1. Yes the cpu does access the whole DDR3 at 30GB/s max and I believe that 68GB/s was meant for the GPU to the DDR3. 

2. Ehh I wouldn`t worry too much about the bandwidth speeds considering that eSRAM is only used too save bandwidth from the GPU having to access the precious 68GB/s.

3. You are right about it missing the DMA on the diagram but I'm willing to bet that it would have to there on the GPU otherwise it wouldn't be able to access the system memory and we all how dumb it would be for the GPU to not have access to the DRAM. 

4. You definitely have a point about the move engines not being on this diagram but I don't see it being much of use but I do think that it's used for faster copying of data between the GPU and CPU. 

5. I don't think that black line is anything but a mistake plus that interview with the architect of the xbone basically disclosed the eSRAM as nothing more than an evolution of the eDRAM so I think the GPU is the only one with the access to it. 

6. I don't think there are any buses between the each of the MMU's considering the diagram doesn't show the MMU's being connected together. 

The key part of the diagram is the green rectangle labeled "Host Guest gpu MMU". Lets call it a crossbar switch with tristate buffers and with "stuff" controlling it.

1/2/3. The gpu accesses the ddr3 ram with a maximum of approx 54.6GB/s (unless the memory controllers are "free running" at either 853MHz or 1066MHz). The green rectangle can do alot more (and I mean ALOT more) than what you think. (Note that the ms engineer calls the gpu memory controllers "internal")

4. I meant the four "dme engines". Obviously one of them pushes peripheral data (Kinect, audio, hd). I'd assume at least some of the four dme engines are arbitrated by the "green rectangle"

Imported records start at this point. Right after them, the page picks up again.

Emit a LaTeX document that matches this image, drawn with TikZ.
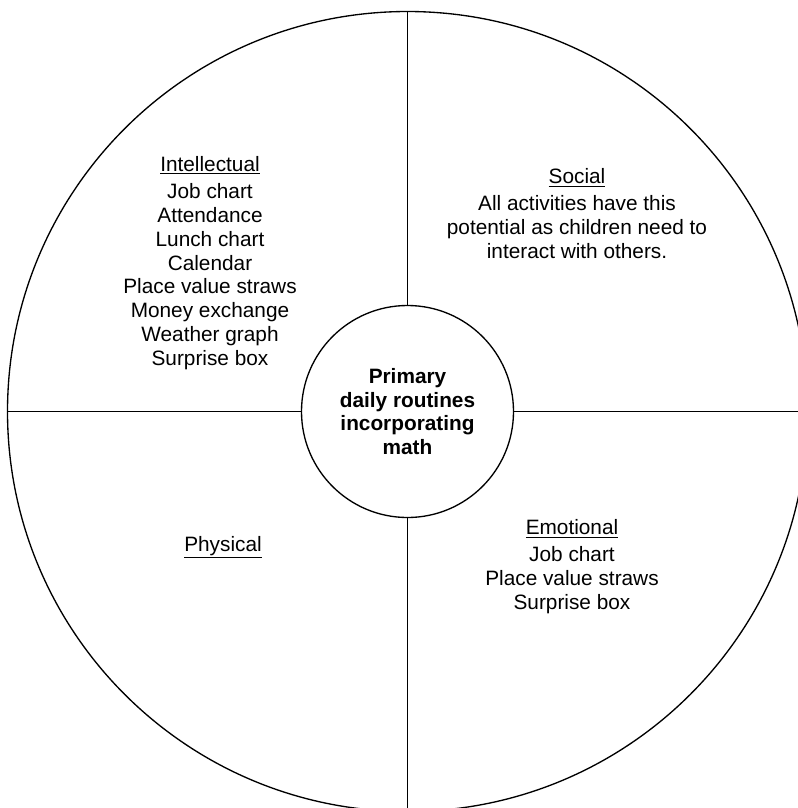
\documentclass[tikz,border=0pt]{standalone}
\usepackage{fontspec}
\setmainfont{Liberation Sans}
\tikzset{
    hub/.style={draw, circle, line width=1pt, minimum size=159pt, inner sep=0pt,
        align=center, font=\fontsize{15.6}{17.8}\selectfont\bfseries},
    quad/.style={align=center, anchor=base, inner sep=0pt,
        font=\fontsize{15.6}{17.8}\selectfont}
}
\begin{document}
\begin{tikzpicture}[x=0.75pt, y=-0.75pt]
    \useasboundingbox (0,0) rectangle (798,808);
    \clip (0,0) rectangle (798,808);

    % Centro
    \node[hub] (hub) at (407.5,411.5) {Primary\\daily routines\\incorporating\\math};
    \draw[line width=1pt] (hub.center) circle[radius=300pt];

    % Pontos na borda do circulo grande
    \coordinate (top) at (407.5,11.5);
    \coordinate (bottom) at (407.5,811.5);
    \coordinate (left) at (7.5,411.5);
    \coordinate (right) at (807.5,411.5);
    \draw[line width=1pt] (hub) -- (top);
    \draw[line width=1pt] (hub) -- (bottom);
    \draw[line width=1pt] (hub) -- (left);
    \draw[line width=1pt] (hub) -- (right);

    % Quadrantes (base = linha de base da ultima linha)
    \node[quad] (intellectual) at (210,365) {\underline{Intellectual}\\[2.8pt]
        Job chart\\Attendance\\Lunch chart\\Calendar\\Place value straws\\
        Money exchange\\Weather graph\\Surprise box};
    \node[quad] (social) at (577,258) {\underline{Social}\\[2.3pt]
        All activities have this\\potential as children need to\\interact with others.};
    \node[quad] (emotional) at (572,609) {\underline{Emotional}\\[2.3pt]
        Job chart\\Place value straws\\Surprise box};
    \node[quad] (physical) at (223,551) {\underline{Physical}};
\end{tikzpicture}
\end{document}
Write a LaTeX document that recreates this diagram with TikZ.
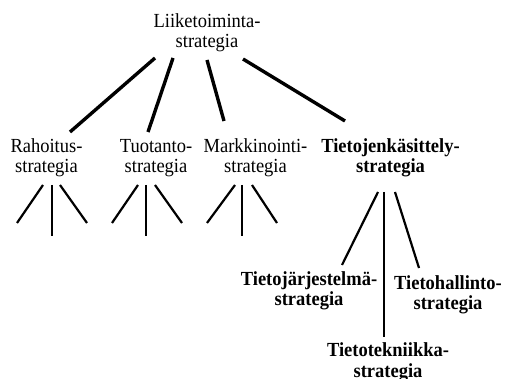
\documentclass[tikz,border=0pt]{standalone}
\usepackage{graphicx}
\usepackage{fontspec}
\setmainfont{Liberation Serif}
% slightly taller glyphs
\newcommand\tallline[1]{\scalebox{1}[1.08]{#1}}
\begin{document}
\begin{tikzpicture}[x=1pt,y=-1pt,
  lbl/.style={inner sep=0pt,anchor=base,align=center,
    font=\fontsize{18.5}{20.5}\selectfont},
  blbl/.style={lbl,font=\fontsize{18.5}{20.5}\selectfont\bfseries},
  thick link/.style={line width=3.4pt},
  thin link/.style={line width=2.2pt}]
\useasboundingbox (0,0) rectangle (506,379);

% labels (anchored at the baseline of their last line)
\node[lbl]  (root) at (207,48)   {\tallline{Liiketoiminta-}\\\tallline{strategia}};
\node[lbl]  (rah)  at (46.5,173) {\tallline{Rahoitus-}\\\tallline{strategia}};
\node[lbl]  (tuo)  at (156,173)  {\tallline{Tuotanto-}\\\tallline{strategia}};
\node[lbl]  (mar)  at (255.5,173){\tallline{Markkinointi-}\\\tallline{strategia}};
\node[blbl] (tkk)  at (390.5,173){\tallline{Tietojenkäsittely-}\\\tallline{strategia}};
\node[blbl] (tjs)  at (309,306)  {\tallline{Tietojärjestelmä-}\\\tallline{strategia}};
\node[blbl] (thl)  at (448,310)  {\tallline{Tietohallinto-}\\\tallline{strategia}};
\node[blbl] (ttk)  at (388,377)  {\tallline{Tietotekniikka-}\\\tallline{strategia}};

% end points of the upper links
\coordinate (r1) at (155,58);  \coordinate (c1) at (70,132);
\coordinate (r2) at (173,58);  \coordinate (c2) at (148,132);
\coordinate (r3) at (207,60);  \coordinate (c3) at (224,121);
\coordinate (r4) at (243,59);  \coordinate (c4) at (345,121);
\draw[thick link] (r1) -- (c1);
\draw[thick link] (r2) -- (c2);
\draw[thick link] (r3) -- (c3);
\draw[thick link] (r4) -- (c4);

% open branches below the three left strategies
\foreach \n/\l/\m/\r/\a/\b/\c in {
  a/43/52/60/17/52/87,
  b/138/146/155/112/146/182,
  c/235/242/252/207/242/277}{
  \coordinate (\n L) at (\l,185); \coordinate (\n Le) at (\a,223);
  \coordinate (\n M) at (\m,185); \coordinate (\n Me) at (\b,236);
  \coordinate (\n R) at (\r,185); \coordinate (\n Re) at (\c,223);
  \draw[thin link] (\n L) -- (\n Le);
  \draw[thin link] (\n M) -- (\n Me);
  \draw[thin link] (\n R) -- (\n Re);
}

% branches of the information processing strategy
\coordinate (s1) at (378,192); \coordinate (e1) at (342,265);
\coordinate (s2) at (384,192); \coordinate (e2) at (384,337);
\coordinate (s3) at (395,192); \coordinate (e3) at (419,268);
\draw[thin link] (s1) -- (e1);
\draw[thin link] (s2) -- (e2);
\draw[thin link] (s3) -- (e3);
\end{tikzpicture}
\end{document}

5. The esram can be accessed by a lot of units via the "green rectangle". The cpu is not one of them (since it is an amd part with apparently ddr3 controller only). Hence the cpu has to do some routing to get to the esram. (Note that the ms engineer calls the cpu memory controllers "external")

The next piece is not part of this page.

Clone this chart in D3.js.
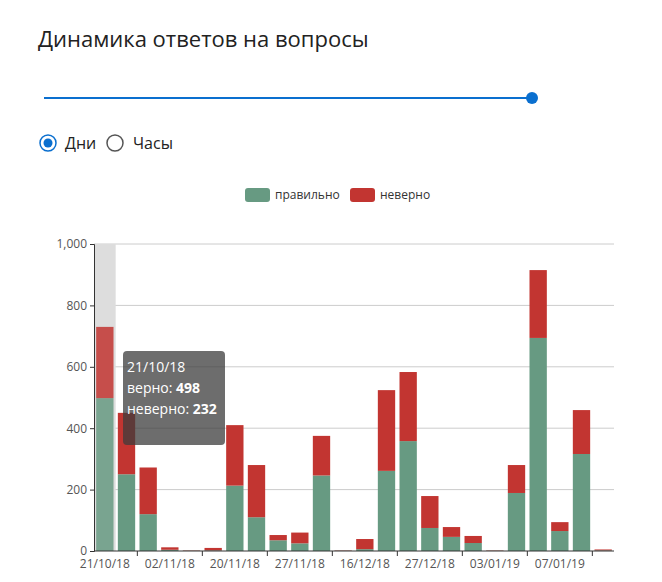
<!DOCTYPE html>
<html>
<head>
<meta charset="utf-8">
<script src="https://cdn.jsdelivr.net/npm/d3@7"></script>
<style>
  body { margin: 0; background: #fff; font-family: "Open Sans", "Segoe UI", sans-serif; }
  svg text { font-family: "Open Sans", sans-serif; }
</style>
</head>
<body>
<svg id="chart" width="662" height="582"></svg>
<script>
'use strict';

const dates = ['21/10/18', '', '', '02/11/18', '', '', '20/11/18', '', '', '27/11/18', '', '',
               '16/12/18', '', '', '27/12/18', '', '', '03/01/19', '', '', '07/01/19', '', ''];
const correct = [498, 250, 120, 4, 1, 2, 213, 110, 35, 25, 246, 1, 6, 261, 358, 75, 46, 26, 1, 189, 694, 65, 316, 2];
const wrong = [232, 200, 152, 8, 1, 8, 197, 170, 17, 35, 129, 1, 33, 263, 225, 104, 32, 23, 1, 91, 221, 29, 143, 3];
const yTicks = [0, 200, 400, 600, 800, 1000];
const seriesNames = ['правильно', 'неверно'];
const colors = ['#679a82', '#c23531'];
const hovered = 0;

const svg = d3.select('#chart');

// header
svg.append('text').attr('x', 38).attr('y', 47).attr('font-size', 22).attr('fill', '#222')
    .style('font-family', '"Open Sans", sans-serif').text('Динамика ответов на вопросы');

svg.append('line').attr('x1', 44).attr('x2', 532).attr('y1', 98).attr('y2', 98)
    .attr('stroke', '#0a6fcf').attr('stroke-width', 2);
svg.append('circle').attr('cx', 532).attr('cy', 98).attr('r', 6).attr('fill', '#0a6fcf');

// radios
svg.append('circle').attr('cx', 48).attr('cy', 143).attr('r', 8).attr('fill', 'none').attr('stroke', '#0a6fcf').attr('stroke-width', 1.5);
svg.append('circle').attr('cx', 48).attr('cy', 143).attr('r', 4.5).attr('fill', '#0a6fcf');
svg.append('text').attr('x', 65).attr('y', 149).attr('font-size', 16).attr('fill', '#222').text('Дни');
svg.append('circle').attr('cx', 115).attr('cy', 143).attr('r', 8).attr('fill', 'none').attr('stroke', '#555').attr('stroke-width', 1.5);
svg.append('text').attr('x', 133).attr('y', 149).attr('font-size', 16).attr('fill', '#222').text('Часы');

// legend
const legend = svg.append('g').attr('font-size', 12).attr('fill', '#333');
const legendX = [245, 350];
seriesNames.forEach((n, i) => {
  legend.append('rect').attr('x', legendX[i]).attr('y', 188).attr('width', 25).attr('height', 14)
      .attr('rx', 3).attr('fill', colors[i]);
  legend.append('text').attr('x', legendX[i] + 30).attr('y', 199).attr('fill', '#333').text(n);
});

// scales
const x = d3.scaleBand().domain(d3.range(correct.length)).range([94, 614]).paddingInner(0.2).paddingOuter(0.1);
const y = d3.scaleLinear().domain([0, 1000]).range([551, 244]);

// grid
svg.append('g').selectAll('line').data(yTicks.slice(1)).join('line')
    .attr('x1', 94).attr('x2', 614).attr('y1', d => y(d)).attr('y2', d => y(d))
    .attr('stroke', '#ccc');

// hover shadow
const step = x.step();
svg.append('rect').attr('x', 94 + step * hovered).attr('y', y(1000)).attr('width', step)
    .attr('height', y(0) - y(1000)).attr('fill', '#ddd');

// bars
const g = svg.append('g');
correct.forEach((c, i) => {
  const op = i === hovered ? 0.85 : 1;
  g.append('rect').attr('x', x(i)).attr('width', x.bandwidth())
      .attr('y', y(c)).attr('height', y(0) - y(c)).attr('fill', colors[0]).attr('opacity', op);
  g.append('rect').attr('x', x(i)).attr('width', x.bandwidth())
      .attr('y', y(c + wrong[i])).attr('height', y(c) - y(c + wrong[i])).attr('fill', colors[1]).attr('opacity', op);
});

// y axis
const yAxis = svg.append('g').attr('transform', 'translate(94,0)')
    .call(d3.axisLeft(y).tickValues(yTicks).tickSize(4).tickFormat(d3.format(',')));
yAxis.selectAll('text').attr('fill', '#555').attr('font-size', 12);
yAxis.selectAll('line, path').attr('stroke', '#333');

// x axis
const xg = svg.append('g');
xg.append('line').attr('x1', 94).attr('x2', 614).attr('y1', 551).attr('y2', 551).attr('stroke', '#333');
d3.range(2, correct.length, 3).forEach(i => {
  const bx = 94 + step * i;
  xg.append('line').attr('x1', bx).attr('x2', bx).attr('y1', 551).attr('y2', 556).attr('stroke', '#333');
});
dates.forEach((d, i) => {
  if (!d) return;
  xg.append('text').attr('x', 94 + step * (i + 0.5)).attr('y', 568).attr('text-anchor', 'middle')
      .attr('font-size', 12).attr('fill', '#555').text(d);
});

// tooltip
const tip = svg.append('g').attr('transform', 'translate(123,351)');
tip.append('rect').attr('width', 102).attr('height', 94).attr('rx', 4).attr('fill', 'rgba(60,60,60,0.75)');
tip.append('text').attr('x', 4).attr('y', 21).attr('font-size', 14).attr('fill', '#fff').text(dates[hovered]);
const t2 = tip.append('text').attr('x', 4).attr('y', 42).attr('font-size', 14).attr('fill', '#fff');
t2.append('tspan').text('верно: ');
t2.append('tspan').attr('font-weight', 'bold').text(correct[hovered]);
const t3 = tip.append('text').attr('x', 4).attr('y', 63).attr('font-size', 14).attr('fill', '#fff');
t3.append('tspan').text('неверно: ');
t3.append('tspan').attr('font-weight', 'bold').text(wrong[hovered]);
</script>
</body>
</html>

6. There is a blue bus between the two mmus

So what is the "green rectangle" labeled Host-Guest gpu mmu? Think of it as a train station where several tracks lead into the station and several tracks lead out of the station. A train incoming on any track can leave the station at any other track. If two trains are incoming, they can do it and leave at the same time if their paths do not cross. Same with data transfers on the XBox.

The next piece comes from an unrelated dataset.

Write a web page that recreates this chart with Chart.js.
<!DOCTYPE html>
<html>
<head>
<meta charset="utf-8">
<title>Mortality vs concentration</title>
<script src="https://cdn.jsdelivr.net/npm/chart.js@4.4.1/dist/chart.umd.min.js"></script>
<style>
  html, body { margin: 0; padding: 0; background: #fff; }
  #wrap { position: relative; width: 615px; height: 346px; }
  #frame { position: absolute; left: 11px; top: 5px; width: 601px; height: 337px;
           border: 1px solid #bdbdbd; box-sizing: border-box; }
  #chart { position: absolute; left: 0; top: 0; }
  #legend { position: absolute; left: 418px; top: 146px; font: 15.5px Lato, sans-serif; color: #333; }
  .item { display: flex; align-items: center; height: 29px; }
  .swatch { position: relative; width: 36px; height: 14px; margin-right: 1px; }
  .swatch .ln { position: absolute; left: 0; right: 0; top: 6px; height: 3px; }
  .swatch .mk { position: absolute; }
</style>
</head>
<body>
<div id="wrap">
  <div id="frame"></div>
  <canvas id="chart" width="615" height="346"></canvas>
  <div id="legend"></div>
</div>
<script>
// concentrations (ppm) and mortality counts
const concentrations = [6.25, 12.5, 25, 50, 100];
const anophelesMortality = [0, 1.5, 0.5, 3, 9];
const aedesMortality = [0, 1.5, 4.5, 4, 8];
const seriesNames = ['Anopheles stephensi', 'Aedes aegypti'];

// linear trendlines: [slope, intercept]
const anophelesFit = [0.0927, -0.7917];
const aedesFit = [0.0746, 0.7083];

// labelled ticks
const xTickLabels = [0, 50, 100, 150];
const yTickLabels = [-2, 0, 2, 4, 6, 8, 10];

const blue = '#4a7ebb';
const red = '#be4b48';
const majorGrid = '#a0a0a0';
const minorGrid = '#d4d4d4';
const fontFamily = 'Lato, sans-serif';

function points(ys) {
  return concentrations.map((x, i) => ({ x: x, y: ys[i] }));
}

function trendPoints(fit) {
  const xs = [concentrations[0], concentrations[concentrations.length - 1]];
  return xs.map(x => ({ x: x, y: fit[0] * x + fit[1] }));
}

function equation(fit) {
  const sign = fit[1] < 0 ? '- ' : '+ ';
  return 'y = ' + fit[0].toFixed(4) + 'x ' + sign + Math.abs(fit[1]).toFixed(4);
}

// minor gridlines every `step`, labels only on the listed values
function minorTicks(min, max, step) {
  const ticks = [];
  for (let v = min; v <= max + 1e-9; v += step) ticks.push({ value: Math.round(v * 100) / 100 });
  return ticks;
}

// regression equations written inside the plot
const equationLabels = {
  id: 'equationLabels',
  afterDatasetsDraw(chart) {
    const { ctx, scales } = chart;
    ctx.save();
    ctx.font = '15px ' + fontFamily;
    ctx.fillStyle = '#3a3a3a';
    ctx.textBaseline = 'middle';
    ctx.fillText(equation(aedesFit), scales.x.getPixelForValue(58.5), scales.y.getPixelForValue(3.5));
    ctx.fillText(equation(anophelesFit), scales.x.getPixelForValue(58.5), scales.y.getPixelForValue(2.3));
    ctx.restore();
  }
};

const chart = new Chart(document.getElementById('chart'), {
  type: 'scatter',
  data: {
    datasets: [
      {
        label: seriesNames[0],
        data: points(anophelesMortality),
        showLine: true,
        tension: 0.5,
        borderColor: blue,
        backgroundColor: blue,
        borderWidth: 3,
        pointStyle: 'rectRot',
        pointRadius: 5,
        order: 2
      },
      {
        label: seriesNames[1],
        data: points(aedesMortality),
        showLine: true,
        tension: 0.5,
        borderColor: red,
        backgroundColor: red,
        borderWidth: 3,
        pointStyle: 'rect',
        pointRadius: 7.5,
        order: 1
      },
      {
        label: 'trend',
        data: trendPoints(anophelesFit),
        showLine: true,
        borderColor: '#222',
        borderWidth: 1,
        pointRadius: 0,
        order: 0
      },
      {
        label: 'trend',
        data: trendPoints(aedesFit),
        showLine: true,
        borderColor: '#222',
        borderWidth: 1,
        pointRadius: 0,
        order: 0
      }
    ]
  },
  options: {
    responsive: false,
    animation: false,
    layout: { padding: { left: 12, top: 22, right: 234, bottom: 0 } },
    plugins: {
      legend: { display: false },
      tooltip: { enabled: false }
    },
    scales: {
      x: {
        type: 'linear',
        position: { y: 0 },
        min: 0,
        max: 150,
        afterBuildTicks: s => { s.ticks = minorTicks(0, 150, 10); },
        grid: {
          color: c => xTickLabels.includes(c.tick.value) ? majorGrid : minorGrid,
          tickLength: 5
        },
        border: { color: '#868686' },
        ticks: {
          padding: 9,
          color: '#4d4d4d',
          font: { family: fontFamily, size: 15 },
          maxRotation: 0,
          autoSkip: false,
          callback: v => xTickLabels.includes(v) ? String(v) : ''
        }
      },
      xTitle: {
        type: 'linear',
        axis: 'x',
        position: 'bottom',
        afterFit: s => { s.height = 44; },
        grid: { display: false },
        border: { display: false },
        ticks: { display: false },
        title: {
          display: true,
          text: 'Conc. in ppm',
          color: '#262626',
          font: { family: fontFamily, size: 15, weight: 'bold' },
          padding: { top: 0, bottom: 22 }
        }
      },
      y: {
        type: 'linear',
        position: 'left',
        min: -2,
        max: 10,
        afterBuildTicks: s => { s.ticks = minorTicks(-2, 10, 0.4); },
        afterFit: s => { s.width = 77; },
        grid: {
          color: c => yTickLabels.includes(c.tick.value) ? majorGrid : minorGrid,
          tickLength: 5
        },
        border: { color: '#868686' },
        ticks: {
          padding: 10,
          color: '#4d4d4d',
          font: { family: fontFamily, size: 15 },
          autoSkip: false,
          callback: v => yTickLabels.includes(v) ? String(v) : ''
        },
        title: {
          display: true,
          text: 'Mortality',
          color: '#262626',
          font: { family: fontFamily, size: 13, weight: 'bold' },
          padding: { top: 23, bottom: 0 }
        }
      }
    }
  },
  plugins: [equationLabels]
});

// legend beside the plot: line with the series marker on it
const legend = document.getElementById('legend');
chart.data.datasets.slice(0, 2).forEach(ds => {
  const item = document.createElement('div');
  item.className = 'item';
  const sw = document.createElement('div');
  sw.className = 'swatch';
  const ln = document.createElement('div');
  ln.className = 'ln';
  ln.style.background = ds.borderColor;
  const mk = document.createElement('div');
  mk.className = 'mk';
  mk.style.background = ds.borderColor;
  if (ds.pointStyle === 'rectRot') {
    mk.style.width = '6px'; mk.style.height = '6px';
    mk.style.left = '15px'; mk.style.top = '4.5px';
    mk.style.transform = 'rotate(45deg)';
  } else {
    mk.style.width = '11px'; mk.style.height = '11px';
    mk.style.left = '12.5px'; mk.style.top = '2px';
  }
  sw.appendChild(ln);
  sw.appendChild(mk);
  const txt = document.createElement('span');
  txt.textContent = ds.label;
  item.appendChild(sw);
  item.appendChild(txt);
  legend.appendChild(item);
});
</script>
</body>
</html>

So what is the difference between "internal" and "external" memory controllers. The four 64bit memory "external" controllers of the cpu are actually (1+3) ddr3 controllers residing near the cpu. This means that controller 1 accesses bytes 0..7 beginning at some address, the other three controllers 2-4 have no free will, they will always access bytes 8..31 (basically there is one master and three slaves, just like in any gpu or cpu). The four 256bit memory "internal" controllers are actually (4+0) sram and ddr3 capable controllers residing near/in the "green rectangle", and, independantly from one another, each of the four controllers can fully address a block of 8MByte of esram (notice there is NO 32MByte block of esram in the XBox One, there are 4 discretely addressable 8MByte blocks of esram). An internal controller can also access the ddr3 ram (assuming at 853MHz). These independant controllers allow that esram can be read and written to at the same time as each controller addresses its own 8MByte block.

What you can also do is the following freak simultaneous memory shuffling:

a) 3 of the internal mcs access the esram at a total of 82GB/s (853MHz). The fourth internal mc accesses the ddr3 at 52.6GB/s (853MHz). A dme copies 15.4GB/s from ddr3 to the fourth esram block. This gives you a maximum data transfer of around 150GB/s.

b) All 4 of the internal mcs access the esram, the cpu accesses the ddr3 at 30GB/s. This gives you 139GB/s data transfer speed.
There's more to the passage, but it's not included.